My interest in cars is generally directly proportional to how much spare cash I have available. Typically not very much, so for the most part, cars are not something that occupy too much of my thoughts. A few years back though, a small insurance payout presented me with a modest lump sum and I blew it on a 1967 Karmann Ghia (not the one above, sadly). It was the first time I acknowledged and indulged my love of retro styling with a significant purchase – hardly unknown as a vehicle, but still rare enough that it was a bit of a head-turner.
It was developed by coach builders Karmann and the Italian styling house Ghia as a top-of-range sporty companion to the Beetle; designed on a widened Beetle chassis, and with many common components. Allegedly VW knew nothing of the project’s existence until the first prototype was shown to them. Its success was down to a combination of the styling, and the rock-solid reliability of the Beetle’s workmanship. Consequently thousands of them crossed the Atlantic and that’s where the best examples are still found now. Being part of the air-cooled VW family with the Beetle and Combi Van also instilled an element of counter-culture cool. In keeping with those vehicles, many Karmann Ghias are customised, lowered, souped-up or otherwise personalised in a way that has become associated with Californian surf culture. Or then again, Agent 86 driving a convertible in the credit sequence to Get Smart (below).
As much as I loved it though, I found quickly that I’d been softened up by modern cars. The solid, steel bodywork made it very heavy; no power steering here. The heating depended on getting a certain speed up, which for those of you who drive in London will know, doesn’t happen too often. So in the perpetual wet, cold British Autumn and Winter, seeing out of the front often depended on winding the window down (manually) and wiping the inside of the windscreen with a cloth. Being a left-hand drive made for an awkward time with the ticket machines entering and exiting car parks, and if I’m truly honest, I never really got used to the noise of the air-cooled engine.
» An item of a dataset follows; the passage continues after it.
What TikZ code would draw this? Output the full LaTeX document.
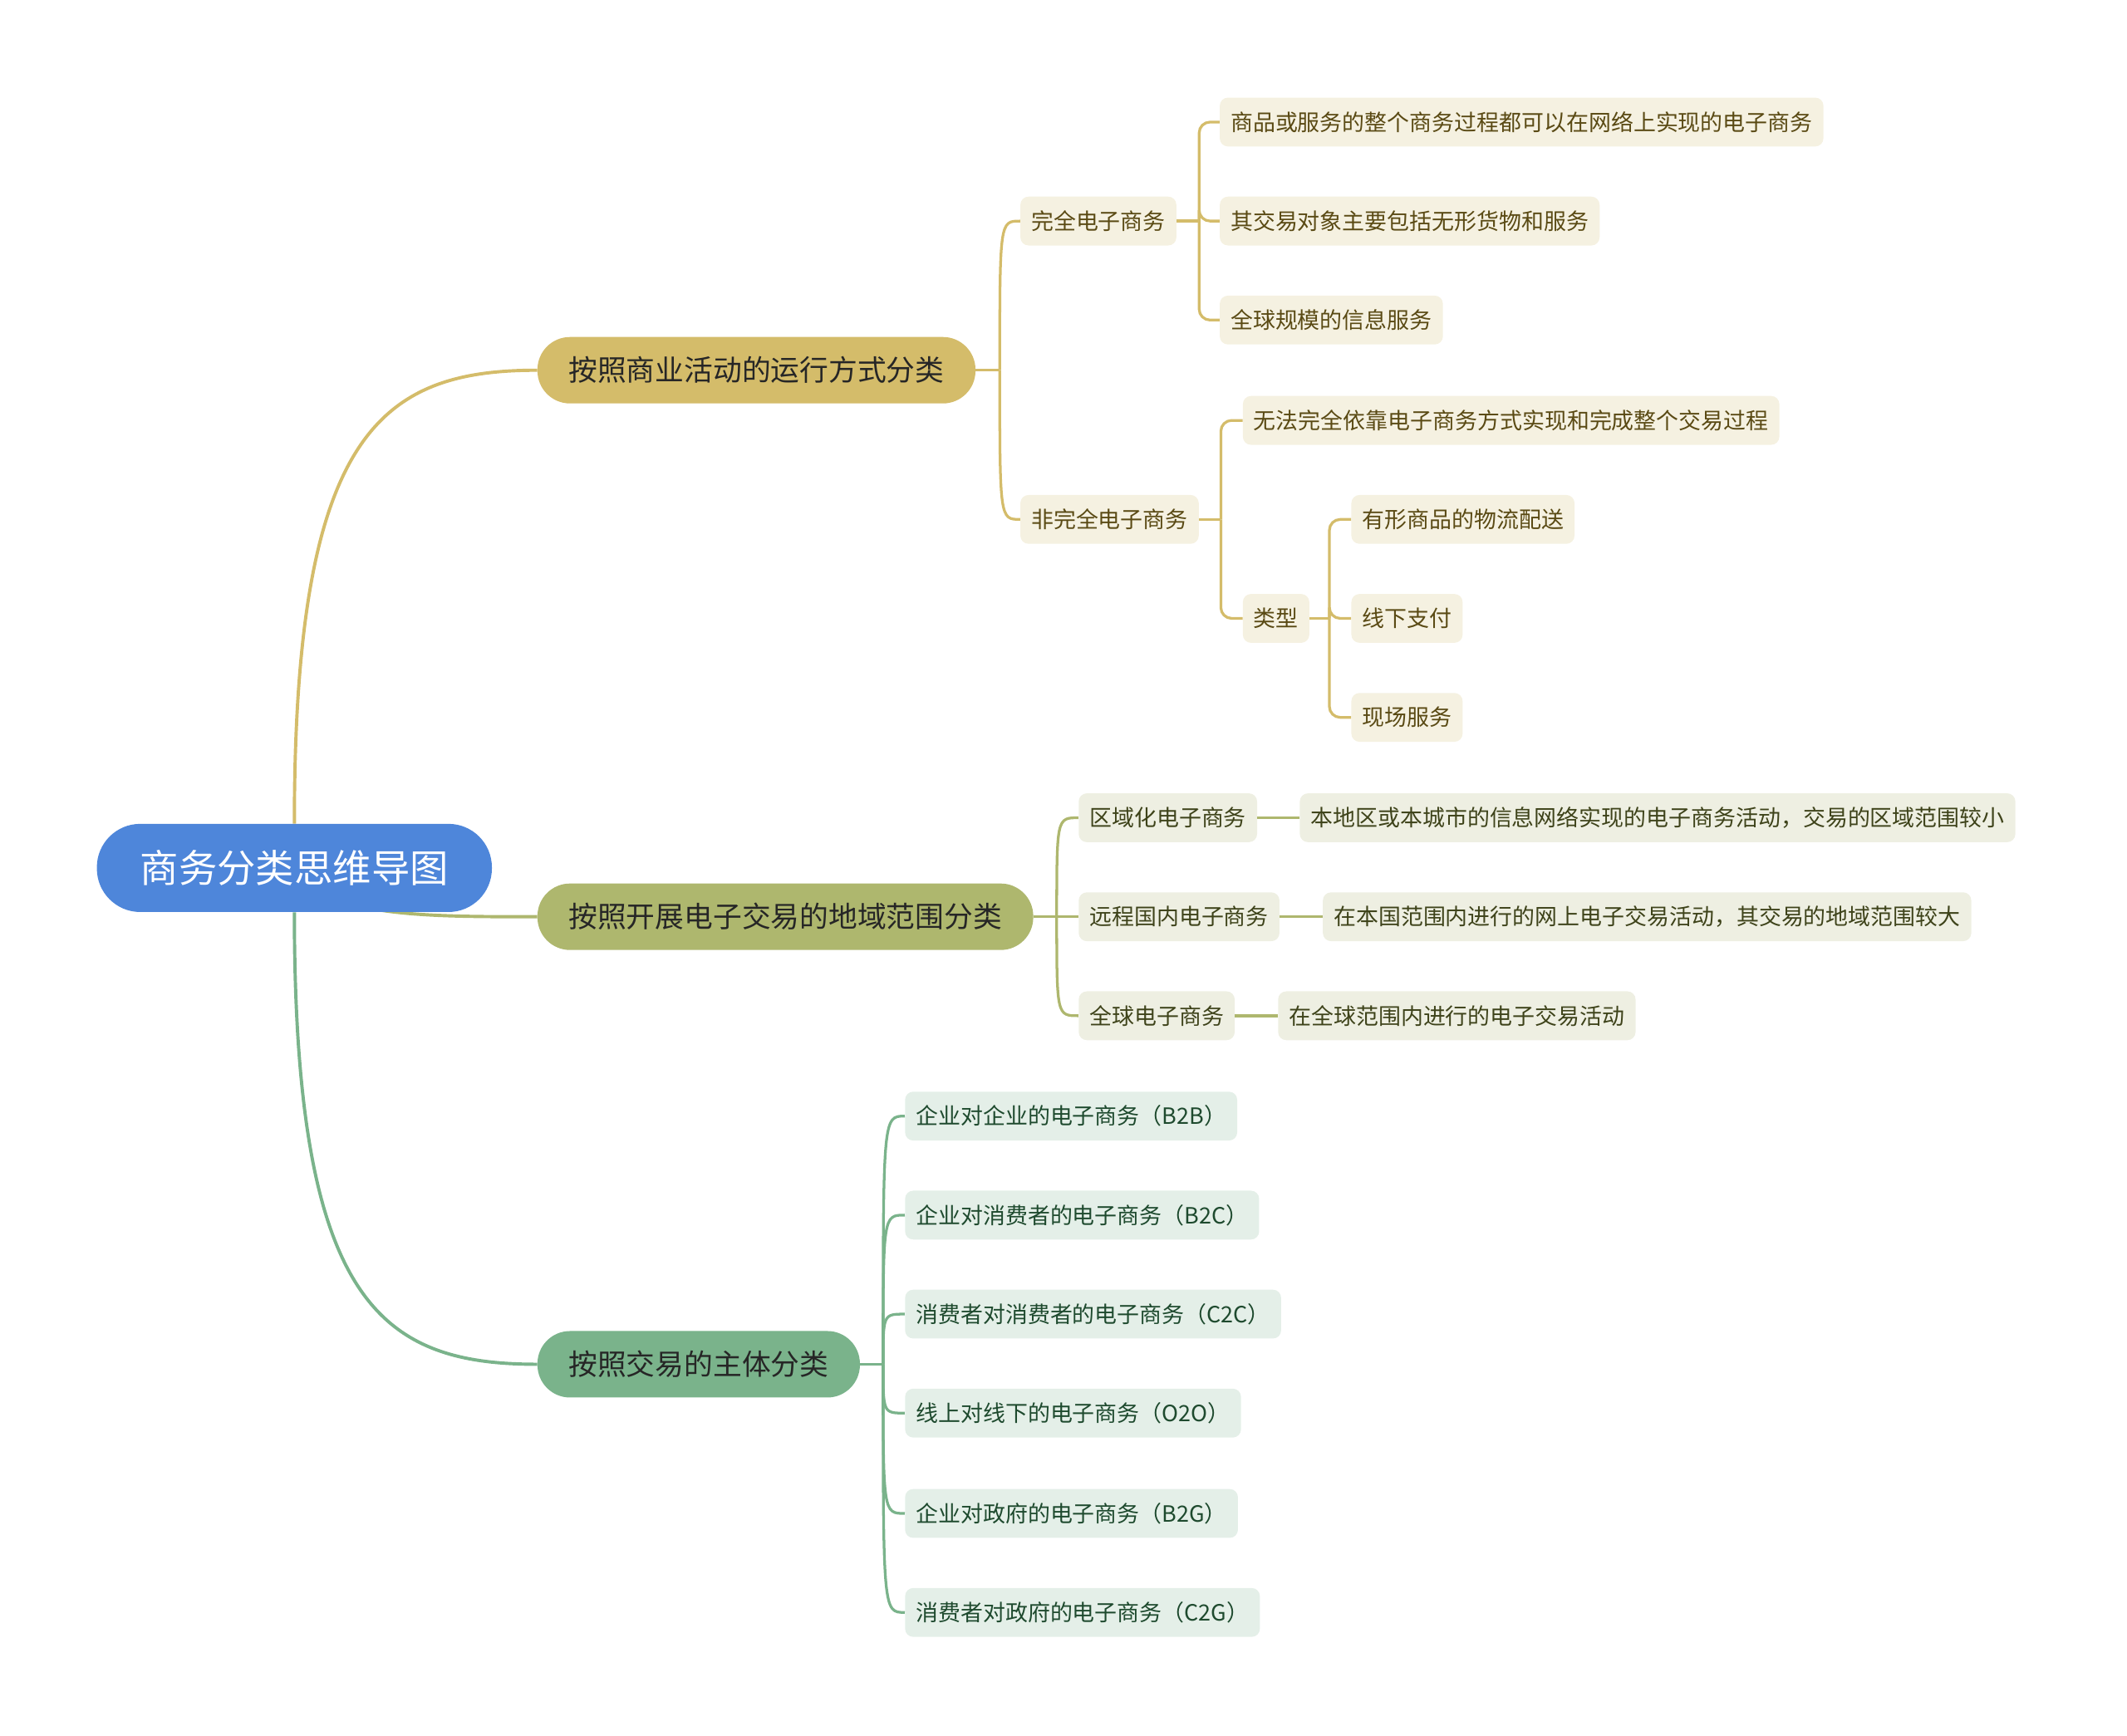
\documentclass[tikz,border=0pt]{standalone}
\usepackage{fontspec}
\setmainfont{Noto Sans CJK SC}
\usepackage{tikz}
\usetikzlibrary{backgrounds}

\definecolor{rootblue}{HTML}{4E86DA}
\definecolor{runcol}{HTML}{D4BC6A}
\definecolor{areacol}{HTML}{AEB76E}
\definecolor{partycol}{HTML}{7AB38B}
\definecolor{runleaf}{HTML}{F5F1E1}
\definecolor{arealeaf}{HTML}{EEEFE2}
\definecolor{partyleaf}{HTML}{E4EFE8}
\definecolor{runtext}{HTML}{5A4A14}
\definecolor{areatext}{HTML}{3E431A}
\definecolor{partytext}{HTML}{1E4A2E}

\begin{document}
\begin{tikzpicture}[x=1pt,y=-1pt,
    rootbox/.style={fill=rootblue,text=white,rounded corners=32pt,minimum height=65pt,inner xsep=32pt,font=\fontsize{28.4}{32}\selectfont},
    branchbox/.style={anchor=west,rounded corners=24pt,minimum height=49pt,inner xsep=23pt,text=black!85,font=\fontsize{21.3}{25}\selectfont},
    runbox/.style={anchor=west,fill=runleaf,text=runtext,rounded corners=6pt,minimum height=36pt,inner xsep=8pt,font=\fontsize{16.5}{20}\selectfont},
    areabox/.style={runbox,fill=arealeaf,text=areatext},
    partybox/.style={runbox,fill=partyleaf,text=partytext},
    runline/.style={draw=runcol,line width=2pt},
    arealine/.style={draw=areacol,line width=2pt},
    partyline/.style={draw=partycol,line width=2pt}]
\useasboundingbox (0,0) rectangle (1568,1280);

\node[rootbox] (root) at (217,640) {商务分类思维导图};

\node[branchbox,fill=runcol] (run) at (396,273) {按照商业活动的运行方式分类};
\node[branchbox,fill=areacol] (area) at (396,676) {按照开展电子交易的地域范围分类};
\node[branchbox,fill=partycol] (party) at (396,1006) {按照交易的主体分类};

\node[runbox] (full) at (752,163) {完全电子商务};
\node[runbox] (fullA) at (899,90) {商品或服务的整个商务过程都可以在网络上实现的电子商务};
\node[runbox] (fullB) at (899,163) {其交易对象主要包括无形货物和服务};
\node[runbox] (fullC) at (899,236) {全球规模的信息服务};
\node[runbox] (part) at (752,383) {非完全电子商务};
\node[runbox] (partA) at (916,310) {无法完全依靠电子商务方式实现和完成整个交易过程};
\node[runbox] (kind) at (916,456) {类型};
\node[runbox] (kindA) at (996,383) {有形商品的物流配送};
\node[runbox] (kindB) at (996,456) {线下支付};
\node[runbox] (kindC) at (996,529) {现场服务};

\node[areabox] (local) at (795,603) {区域化电子商务};
\node[areabox] (localD) at (958,603) {本地区或本城市的信息网络实现的电子商务活动，交易的区域范围较小};
\node[areabox] (home) at (795,676) {远程国内电子商务};
\node[areabox] (homeD) at (975,676) {在本国范围内进行的网上电子交易活动，其交易的地域范围较大};
\node[areabox] (world) at (795,749) {全球电子商务};
\node[areabox] (worldD) at (942,749) {在全球范围内进行的电子交易活动};

\node[partybox] (btob) at (667,823) {企业对企业的电子商务（B2B）};
\node[partybox] (btoc) at (667,896) {企业对消费者的电子商务（B2C）};
\node[partybox] (ctoc) at (667,969) {消费者对消费者的电子商务（C2C）};
\node[partybox] (oto) at (667,1042) {线上对线下的电子商务（O2O）};
\node[partybox] (btog) at (667,1116) {企业对政府的电子商务（B2G）};
\node[partybox] (ctog) at (667,1189) {消费者对政府的电子商务（C2G）};

\coordinate (runfork) at (737,273);
\coordinate (areafork) at (779,676);
\coordinate (partyfork) at (651,1006);
\coordinate (fullfork) at (884,163);
\coordinate (partfork) at (900,383);
\coordinate (kindfork) at (980,456);

\begin{scope}[on background layer]
\draw[runline,line width=2.4pt] (root.north) .. controls (217,320) and (280,273) .. (run.west);
\draw[arealine,line width=2.4pt] (root.center) .. controls (240,676) and (310,676) .. (area.west);
\draw[partyline,line width=2.4pt] (root.south) .. controls (217,960) and (280,1006) .. (party.west);
\end{scope}

\draw[runline] (run.east) -- (runfork);
\foreach \n in {full,part}
  \draw[runline] (runfork) .. controls (runfork |- \n.west) .. (\n.west);
\draw[arealine] (area.east) -- (areafork);
\foreach \n in {local,home,world}
  \draw[arealine] (areafork) .. controls (areafork |- \n.west) .. (\n.west);
\draw[partyline] (party.east) -- (partyfork);
\foreach \n in {btob,btoc,ctoc,oto,btog,ctog}
  \draw[partyline] (partyfork) .. controls (partyfork |- \n.west) .. (\n.west);

\draw[runline] (full.east) -- (fullfork);
\foreach \n in {fullA,fullB,fullC}
  \draw[runline,rounded corners=8pt] (fullfork) |- (\n.west);
\draw[runline] (part.east) -- (partfork);
\foreach \n in {partA,kind}
  \draw[runline,rounded corners=8pt] (partfork) |- (\n.west);
\draw[runline] (kind.east) -- (kindfork);
\foreach \n in {kindA,kindB,kindC}
  \draw[runline,rounded corners=8pt] (kindfork) |- (\n.west);

\draw[arealine] (local.east) -- (localD.west);
\draw[arealine] (home.east) -- (homeD.west);
\draw[arealine] (world.east) -- (worldD.west);
\end{tikzpicture}
\end{document}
These are minor points though, in the face of the fact that this was a forty-ish year old car, that never once broke down, and looked great the entire time I owned it. I’d imagine myself driving in the San Francisco of Bullitt, or the LA of Robert Altman & Elliott Gould’s version of The Long Goodbye. Whereas some people choose their cars based on social standing, or practicality, or power, my choice was entirely about how it evoked a particular time and place. Ironically, I’ve never been to California and I was way too young to appreciate the era first-hand, so that in itself has something to say about how we’re guided by our responses to certain media. I’m sure that Volkswagen never envisaged the way the perception of this group of vehicles would evolve over time – that they would be inextricably linked with hippies and surfers thousands of miles from where they were built – but that shows how external factors can have a huge effect on how brands are seen.
Ultimately it being a selfish purchase was what led to it passing into other hands. It was barely a 2+2, and there came a point when something more practical was needed to deal with family life, and it eventually had to go. Unlike any other car I’ve owned though, the Karmann Ghia is the one I still hanker after, especially when seeing Uma Thurman driving one in her piece-to-camera sequences in Kill Bill. After various evolutionary changes, the Karmann Ghia was eventually phased out in 1974 and replaced by the Scirocco. With the success of VW’s modern Beetle, and the popularity of the revived Minis, there was always a nagging hope that just maybe a 21st Century update of the Karmann Ghia was a possibility. If that ever happened I’d be at the front of the queue.